* [GIVEN DATA]:

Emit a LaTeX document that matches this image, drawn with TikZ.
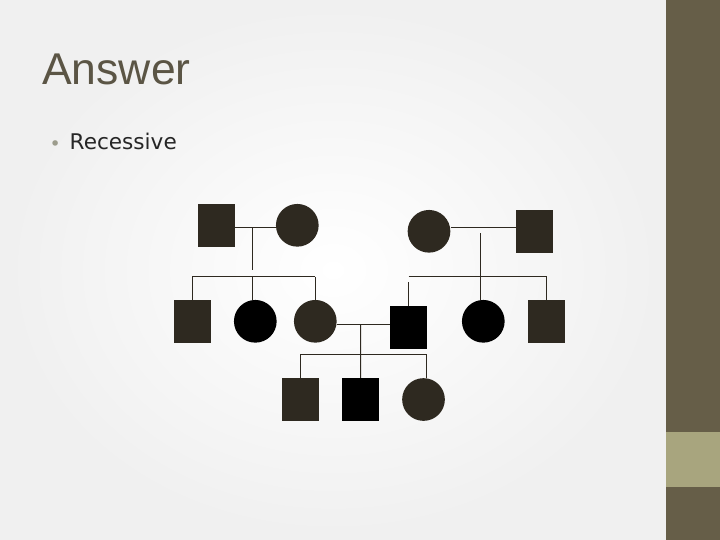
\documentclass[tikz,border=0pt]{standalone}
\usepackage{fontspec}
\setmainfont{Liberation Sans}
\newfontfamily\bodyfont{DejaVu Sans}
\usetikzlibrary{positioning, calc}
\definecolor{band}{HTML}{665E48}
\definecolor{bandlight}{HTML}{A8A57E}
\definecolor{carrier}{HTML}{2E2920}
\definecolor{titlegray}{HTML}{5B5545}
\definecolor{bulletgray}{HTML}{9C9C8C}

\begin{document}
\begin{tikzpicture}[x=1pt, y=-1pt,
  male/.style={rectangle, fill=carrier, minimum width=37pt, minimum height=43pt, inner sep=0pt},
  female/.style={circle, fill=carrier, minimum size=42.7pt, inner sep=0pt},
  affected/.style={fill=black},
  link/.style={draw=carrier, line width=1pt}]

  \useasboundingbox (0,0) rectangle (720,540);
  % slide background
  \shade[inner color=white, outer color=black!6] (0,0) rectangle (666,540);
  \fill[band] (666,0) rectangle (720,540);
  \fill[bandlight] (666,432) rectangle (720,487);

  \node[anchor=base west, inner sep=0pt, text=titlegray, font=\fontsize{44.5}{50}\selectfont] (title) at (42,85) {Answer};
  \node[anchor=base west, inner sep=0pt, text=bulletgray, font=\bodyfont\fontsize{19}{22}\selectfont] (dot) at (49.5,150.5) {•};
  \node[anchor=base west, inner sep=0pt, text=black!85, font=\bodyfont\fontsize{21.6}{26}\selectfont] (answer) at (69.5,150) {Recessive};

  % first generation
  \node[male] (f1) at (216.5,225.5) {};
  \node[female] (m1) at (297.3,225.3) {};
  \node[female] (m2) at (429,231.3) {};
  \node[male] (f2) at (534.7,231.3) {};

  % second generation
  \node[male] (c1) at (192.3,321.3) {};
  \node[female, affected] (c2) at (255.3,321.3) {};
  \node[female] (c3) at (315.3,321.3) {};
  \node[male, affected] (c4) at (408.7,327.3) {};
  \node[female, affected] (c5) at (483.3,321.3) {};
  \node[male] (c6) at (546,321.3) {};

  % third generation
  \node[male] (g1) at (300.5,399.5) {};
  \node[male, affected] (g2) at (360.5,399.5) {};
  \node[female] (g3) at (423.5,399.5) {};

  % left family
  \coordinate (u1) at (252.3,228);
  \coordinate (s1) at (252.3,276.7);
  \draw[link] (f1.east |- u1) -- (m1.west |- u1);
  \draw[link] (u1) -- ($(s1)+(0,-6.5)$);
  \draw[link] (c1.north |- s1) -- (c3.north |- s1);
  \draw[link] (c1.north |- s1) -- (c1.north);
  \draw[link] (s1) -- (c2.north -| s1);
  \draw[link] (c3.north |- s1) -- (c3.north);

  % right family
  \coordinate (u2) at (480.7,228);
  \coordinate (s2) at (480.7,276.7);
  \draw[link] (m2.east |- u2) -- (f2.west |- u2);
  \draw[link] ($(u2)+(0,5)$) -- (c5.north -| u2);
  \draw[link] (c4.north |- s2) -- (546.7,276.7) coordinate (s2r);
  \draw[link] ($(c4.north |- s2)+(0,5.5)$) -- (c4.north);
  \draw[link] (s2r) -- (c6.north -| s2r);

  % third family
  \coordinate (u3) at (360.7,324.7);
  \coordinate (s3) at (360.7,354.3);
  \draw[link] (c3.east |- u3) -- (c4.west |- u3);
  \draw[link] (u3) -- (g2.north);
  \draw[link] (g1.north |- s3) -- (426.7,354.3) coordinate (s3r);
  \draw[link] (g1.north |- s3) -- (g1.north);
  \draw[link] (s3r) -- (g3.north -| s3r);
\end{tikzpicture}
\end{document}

* [EXERCISE AIM]:
Return the material line for line, from its beginning to the line that contains "(c6) at (546,321.3)", with the pictures left out.

* [OUTPUT OF THE TASK]:
Emit a LaTeX document that matches this image, drawn with TikZ.
\documentclass[tikz,border=0pt]{standalone}
\usepackage{fontspec}
\setmainfont{Liberation Sans}
\newfontfamily\bodyfont{DejaVu Sans}
\usetikzlibrary{positioning, calc}
\definecolor{band}{HTML}{665E48}
\definecolor{bandlight}{HTML}{A8A57E}
\definecolor{carrier}{HTML}{2E2920}
\definecolor{titlegray}{HTML}{5B5545}
\definecolor{bulletgray}{HTML}{9C9C8C}

\begin{document}
\begin{tikzpicture}[x=1pt, y=-1pt,
  male/.style={rectangle, fill=carrier, minimum width=37pt, minimum height=43pt, inner sep=0pt},
  female/.style={circle, fill=carrier, minimum size=42.7pt, inner sep=0pt},
  affected/.style={fill=black},
  link/.style={draw=carrier, line width=1pt}]

  \useasboundingbox (0,0) rectangle (720,540);
  % slide background
  \shade[inner color=white, outer color=black!6] (0,0) rectangle (666,540);
  \fill[band] (666,0) rectangle (720,540);
  \fill[bandlight] (666,432) rectangle (720,487);

  \node[anchor=base west, inner sep=0pt, text=titlegray, font=\fontsize{44.5}{50}\selectfont] (title) at (42,85) {Answer};
  \node[anchor=base west, inner sep=0pt, text=bulletgray, font=\bodyfont\fontsize{19}{22}\selectfont] (dot) at (49.5,150.5) {•};
  \node[anchor=base west, inner sep=0pt, text=black!85, font=\bodyfont\fontsize{21.6}{26}\selectfont] (answer) at (69.5,150) {Recessive};

  % first generation
  \node[male] (f1) at (216.5,225.5) {};
  \node[female] (m1) at (297.3,225.3) {};
  \node[female] (m2) at (429,231.3) {};
  \node[male] (f2) at (534.7,231.3) {};

  % second generation
  \node[male] (c1) at (192.3,321.3) {};
  \node[female, affected] (c2) at (255.3,321.3) {};
  \node[female] (c3) at (315.3,321.3) {};
  \node[male, affected] (c4) at (408.7,327.3) {};
  \node[female, affected] (c5) at (483.3,321.3) {};
  \node[male] (c6) at (546,321.3) {};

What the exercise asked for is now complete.